The main retirement plan is the 401k. If your employer has a 401k for you to be in get into it ASAP and put as much as you can into it. If your employer does not have a 401k then I suggest getting into a Roth IRA.

Definitions:

401k

A 401k plan is offered by a company to its employees to save for retirement. Investing in a 401k comes straight from your paycheck with pretax dollars. Also some companies will have a match meaning if you put in 3% of your dollars then they will put in 3% of there own dollars. If a company offers any type of match take advantage of every percent they want to give because it’s like getting free money.

Roth IRA

An IRA stands for Individual Retirement Account. A Roth IRA is another type of retirement savings for individuals that are looking for other investment choices if they want more then just there 401k. You invest after taxed dollars and your money will grow tax free. Meaning when you withdraw money in retirement you do not have to pay taxes on that money.

Traditional IRA

The Traditional IRA is a savings plan that offers certain tax advantages for individuals to plan for retirement. Contributions made to a Traditional IRA are made with pre-tax dollars. The plan grows tax-deferred. Now when you take money out of this when you retire you will have to pay taxes on the principal and gains.

SEP IRA

The SEP IRA is a retirement plan designed to benefit self employed individuals and small business owners. Sole proprietorships, S and C corporations, partnerships and LLCs qualify.

Keogh

A tax deferred pension plan available to self-employed individuals or unincorporated businesses for retirement purposes.

Social Security

All I have to say about social security is don’t solely depend on this for your retirement. You MUST save for your own retirement too like in a 401k, Roth IRA, Rental Property, etc.

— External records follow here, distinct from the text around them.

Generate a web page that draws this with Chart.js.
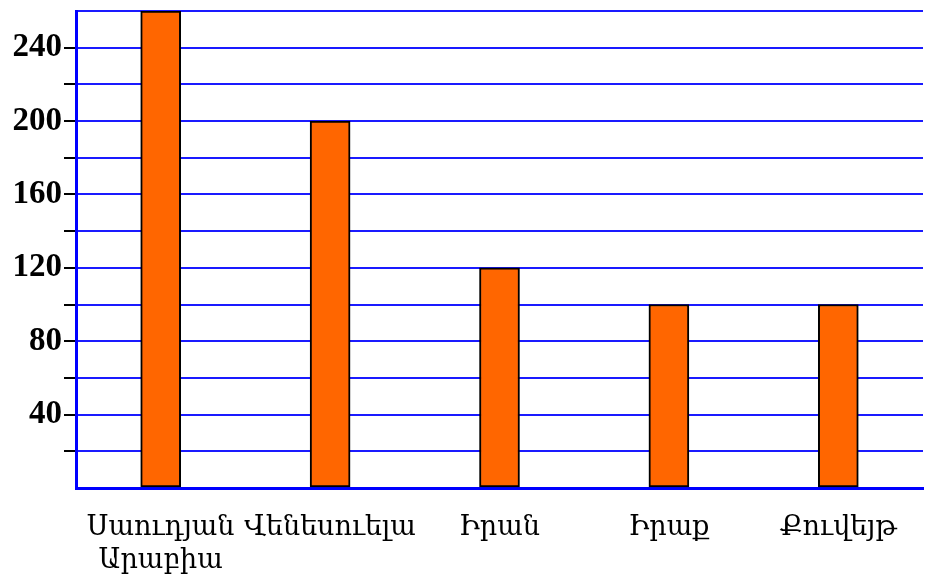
<!DOCTYPE html>
<html>
<head>
<meta charset="utf-8">
<script src="https://cdn.jsdelivr.net/npm/chart.js@4"></script>
<style>
  body { margin: 0; background: #fff; }
</style>
</head>
<body>
<canvas id="chart" width="952" height="581"></canvas>
<script>
const countries = [["Սաուդյան", "Արաբիա"], "Վենեսուելա", "Իրան", "Իրաք", "Քուվեյթ"];
const values = [260, 200, 120, 100, 100];
const yLabels = [40, 80, 120, 160, 200, 240];

const blue = "#1a1aff";

new Chart(document.getElementById("chart"), {
  type: "bar",
  data: {
    labels: countries,
    datasets: [{
      data: values,
      backgroundColor: "#ff6600",
      borderColor: "#000",
      borderWidth: 2,
      borderSkipped: false,
      barThickness: 40
    }]
  },
  options: {
    responsive: false,
    animation: false,
    layout: { padding: { top: 11, right: 29 } },
    plugins: { legend: { display: false }, tooltip: { enabled: false } },
    scales: {
      x: {
        grid: { display: false },
        border: { color: "#0000ff", width: 3 },
        ticks: {
          color: "#000",
          padding: 16,
          maxRotation: 0,
          autoSkip: false,
          font: { family: "'Liberation Serif', 'DejaVu Serif', serif", size: 27, lineHeight: 1.2 }
        },
        afterFit: s => { s.height = 93; }
      },
      y: {
        min: 0,
        max: 260,
        ticks: {
          stepSize: 20,
          autoSkip: false,
          color: "#000",
          padding: 2,
          callback: v => yLabels.includes(v) ? v : "",
          font: { family: "'Times New Roman', 'Liberation Serif', serif", size: 33, weight: "bold" }
        },
        grid: {
          color: blue,
          lineWidth: 2,
          tickLength: 12,
          tickWidth: 2,
          tickColor: ctx => (ctx.tick && (ctx.tick.value === 0 || ctx.tick.value === 260)) ? "rgba(0,0,0,0)" : "#000"
        },
        border: { color: "#0000ff", width: 3 },
        afterFit: s => {
          s.width = 76;
          s.paddingTop = 0;
          s.paddingBottom = 0;
        }
      }
    }
  }
});
</script>
</body>
</html>
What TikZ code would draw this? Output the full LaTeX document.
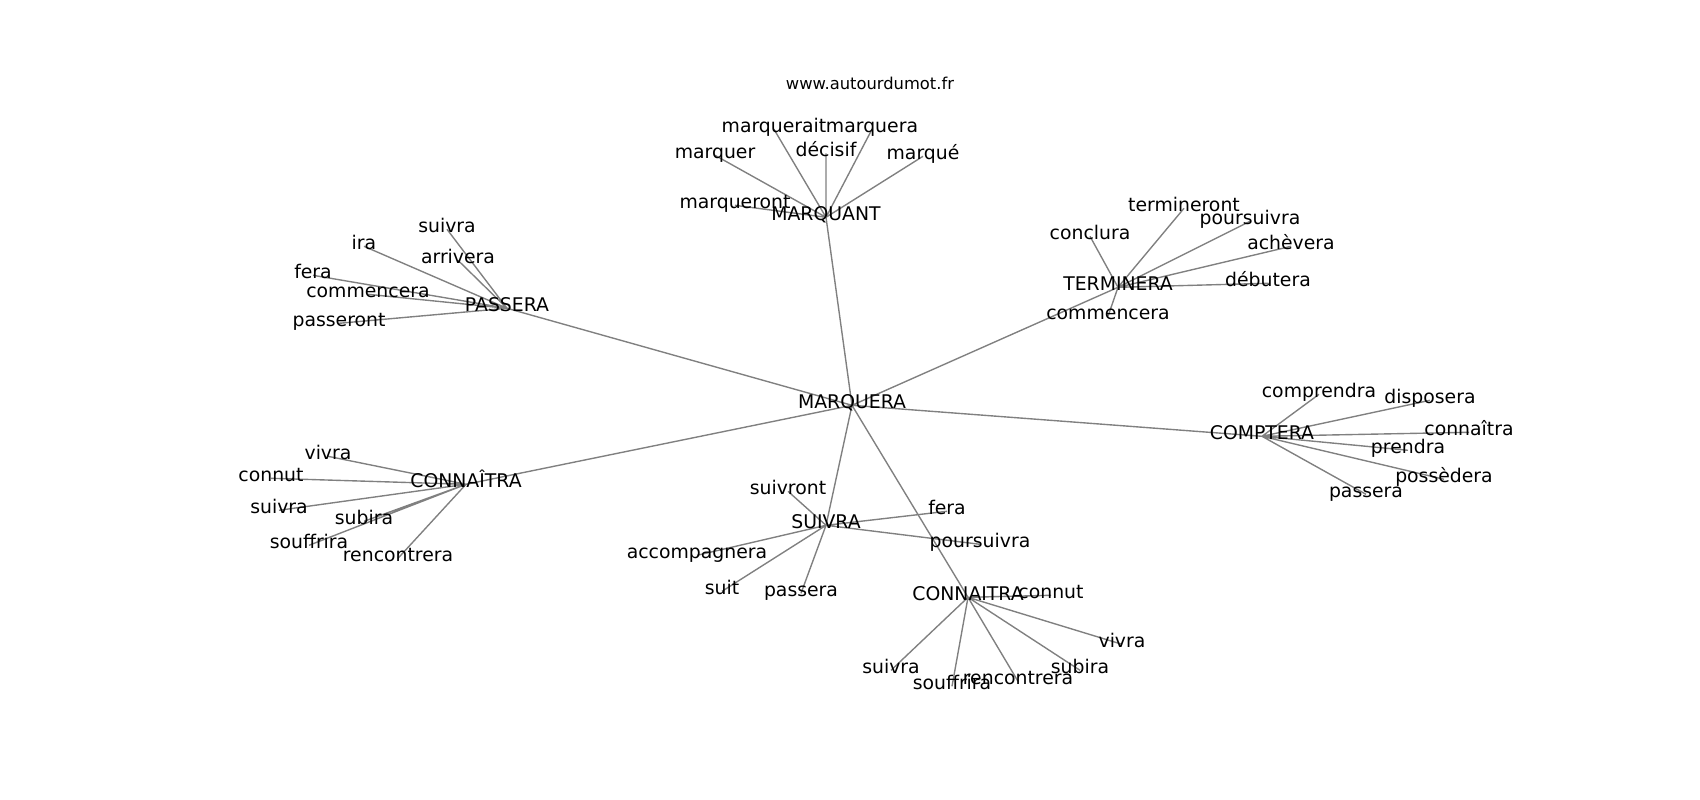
\documentclass[tikz,border=0pt]{standalone}
\usepackage{fontspec}
\setmainfont{DejaVu Sans}
\pgfdeclarelayer{edges}
\pgfsetlayers{edges,main}
\tikzset{
  word/.style={inner sep=0pt, text height=0.76em, text depth=0.23em, yshift=-0.033in, font=\fontsize{13.6pt}{16pt}\selectfont},
  link/.style={draw=black!50, line width=1pt}
}
\begin{document}
\begin{tikzpicture}[x=0.01in, y=-0.01in]
        \useasboundingbox (0,0) rectangle (1700,800);
        \node[inner sep=0pt, font=\fontsize{11.8pt}{14pt}\selectfont] (site) at (870,83) {www.autourdumot.fr};
        % hub
        \node[word] (marquera) at (852,402) {MARQUERA};
        % MARQUANT
        \node[word] (marquant) at (826,214) {MARQUANT};
        \node[word] (ma-marquerait) at (774,126) {marquerait};
        \node[word] (ma-marquera) at (872,126) {marquera};
        \node[word] (ma-decisif) at (826,150) {décisif};
        \node[word] (ma-marquer) at (715,152) {marquer};
        \node[word] (ma-marque) at (923,153) {marqué};
        \node[word] (ma-marqueront) at (735,202) {marqueront};
        % PASSERA
        \node[word] (passera) at (507,305) {PASSERA};
        \node[word] (pa-suivra) at (447,226) {suivra};
        \node[word] (pa-ira) at (364,243) {ira};
        \node[word] (pa-arrivera) at (458,257) {arrivera};
        \node[word] (pa-fera) at (313,272) {fera};
        \node[word] (pa-commencera) at (368,291) {commencera};
        \node[word] (pa-passeront) at (339,320) {passeront};
        % TERMINERA
        \node[word] (terminera) at (1118,284) {TERMINERA};
        \node[word] (te-termineront) at (1184,205) {termineront};
        \node[word] (te-poursuivra) at (1250,218) {poursuivra};
        \node[word] (te-conclura) at (1090,233) {conclura};
        \node[word] (te-achevera) at (1291,243) {achèvera};
        \node[word] (te-debutera) at (1268,280) {débutera};
        \node[word] (te-commencera) at (1108,313) {commencera};
        % COMPTERA
        \node[word] (comptera) at (1262,433) {COMPTERA};
        \node[word] (co-comprendra) at (1319,391) {comprendra};
        \node[word] (co-disposera) at (1430,397) {disposera};
        \node[word] (co-connaitra) at (1469,429) {connaîtra};
        \node[word] (co-prendra) at (1408,447) {prendra};
        \node[word] (co-possedera) at (1444,476) {possèdera};
        \node[word] (co-passera) at (1366,491) {passera};
        % CONNAÎTRA
        \node[word] (connaitre) at (466,481) {CONNAÎTRA};
        \node[word] (cn-vivra) at (328,453) {vivra};
        \node[word] (cn-connut) at (271,475) {connut};
        \node[word] (cn-suivra) at (279,507) {suivra};
        \node[word] (cn-subira) at (364,518) {subira};
        \node[word] (cn-souffrira) at (309,542) {souffrira};
        \node[word] (cn-rencontrera) at (398,555) {rencontrera};
        % SUIVRA
        \node[word] (suivra) at (826,522) {SUIVRA};
        \node[word] (su-suivront) at (788,488) {suivront};
        \node[word] (su-fera) at (947,508) {fera};
        \node[word] (su-accompagnera) at (697,552) {accompagnera};
        \node[word] (su-poursuivra) at (980,541) {poursuivra};
        \node[word] (su-suit) at (722,588) {suit};
        \node[word] (su-passera) at (801,590) {passera};
        % CONNAITRA
        \node[word] (connaitra) at (968,594) {CONNAITRA};
        \node[word] (ct-connut) at (1051,592) {connut};
        \node[word] (ct-vivra) at (1122,641) {vivra};
        \node[word] (ct-suivra) at (891,667) {suivra};
        \node[word] (ct-souffrira) at (952,683) {souffrira};
        \node[word] (ct-rencontrera) at (1018,678) {rencontrera};
        \node[word] (ct-subira) at (1080,667) {subira};
        \begin{pgfonlayer}{edges}
        \path[link] (marquera.center) -- (marquant.center) (marquera.center) -- (passera.center)
                    (marquera.center) -- (terminera.center) (marquera.center) -- (comptera.center)
                    (marquera.center) -- (connaitre.center) (marquera.center) -- (suivra.center)
                    (marquera.center) -- (connaitra.center);
        \path[link] (marquant.center) -- (ma-marquerait.center) (marquant.center) -- (ma-marquera.center)
                    (marquant.center) -- (ma-decisif.center) (marquant.center) -- (ma-marquer.center)
                    (marquant.center) -- (ma-marque.center) (marquant.center) -- (ma-marqueront.center);
        \path[link] (passera.center) -- (pa-suivra.center) (passera.center) -- (pa-ira.center)
                    (passera.center) -- (pa-arrivera.center) (passera.center) -- (pa-fera.center)
                    (passera.center) -- (pa-commencera.center) (passera.center) -- (pa-passeront.center);
        \path[link] (terminera.center) -- (te-termineront.center) (terminera.center) -- (te-poursuivra.center)
                    (terminera.center) -- (te-conclura.center) (terminera.center) -- (te-achevera.center)
                    (terminera.center) -- (te-debutera.center) (terminera.center) -- (te-commencera.center);
        \path[link] (comptera.center) -- (co-comprendra.center) (comptera.center) -- (co-disposera.center)
                    (comptera.center) -- (co-connaitra.center) (comptera.center) -- (co-prendra.center)
                    (comptera.center) -- (co-possedera.center) (comptera.center) -- (co-passera.center);
        \path[link] (connaitre.center) -- (cn-vivra.center) (connaitre.center) -- (cn-connut.center)
                    (connaitre.center) -- (cn-suivra.center) (connaitre.center) -- (cn-subira.center)
                    (connaitre.center) -- (cn-souffrira.center) (connaitre.center) -- (cn-rencontrera.center);
        \path[link] (suivra.center) -- (su-suivront.center) (suivra.center) -- (su-fera.center)
                    (suivra.center) -- (su-accompagnera.center) (suivra.center) -- (su-poursuivra.center)
                    (suivra.center) -- (su-suit.center) (suivra.center) -- (su-passera.center);
        \path[link] (connaitra.center) -- (ct-connut.center) (connaitra.center) -- (ct-vivra.center)
                    (connaitra.center) -- (ct-suivra.center) (connaitra.center) -- (ct-souffrira.center)
                    (connaitra.center) -- (ct-rencontrera.center) (connaitra.center) -- (ct-subira.center);
        \end{pgfonlayer}
    \end{tikzpicture}
\end{document}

If you want more info here is the site for Social Security

Simple IRA

A Simple IRA plan is a Savings Incentive Match PLan for Employees. Because this is a simplified plan, the administrative costs should be lower than for other, more complex plans. Under a SIMPLE IRA plan, employees and employers make contributions to traditional Individual Retirement Arrangements (IRAs) set up for employees (including self-employed individuals), subject to certain limits. It is ideally suited as a start-up retirement savings plan for small employers who do not currently sponsor a retirement plan.

403b plan

A 403b is similar to a 401k. A 403b is a type of retirement plan available to employees of government-funded education institutions such as public schools, some non-profit organizations, and self-employed ministers. See Link for more information

retirement

457 plan

A 457 plan is a retirement / pension plan that provides benefits to government employees as well as employees of tax-exempt organizations. Employees participating in 457 plans are allowed to defer their compensation on a before-tax basis via regular payroll deductions. Money placed in these accounts grows on a federally tax-free basis until withdrawn.

Annuity

An annuity is a contract between you and an insurance company, under which you make a lump-sum payment or series of payments. In return, the insurer agrees to make periodic payments to you beginning immediately or at some future date. Annuities typically offer tax-deferred growth of earnings and may include a death benefit that will pay your beneficiary a guaranteed minimum amount, such as your total purchase payments.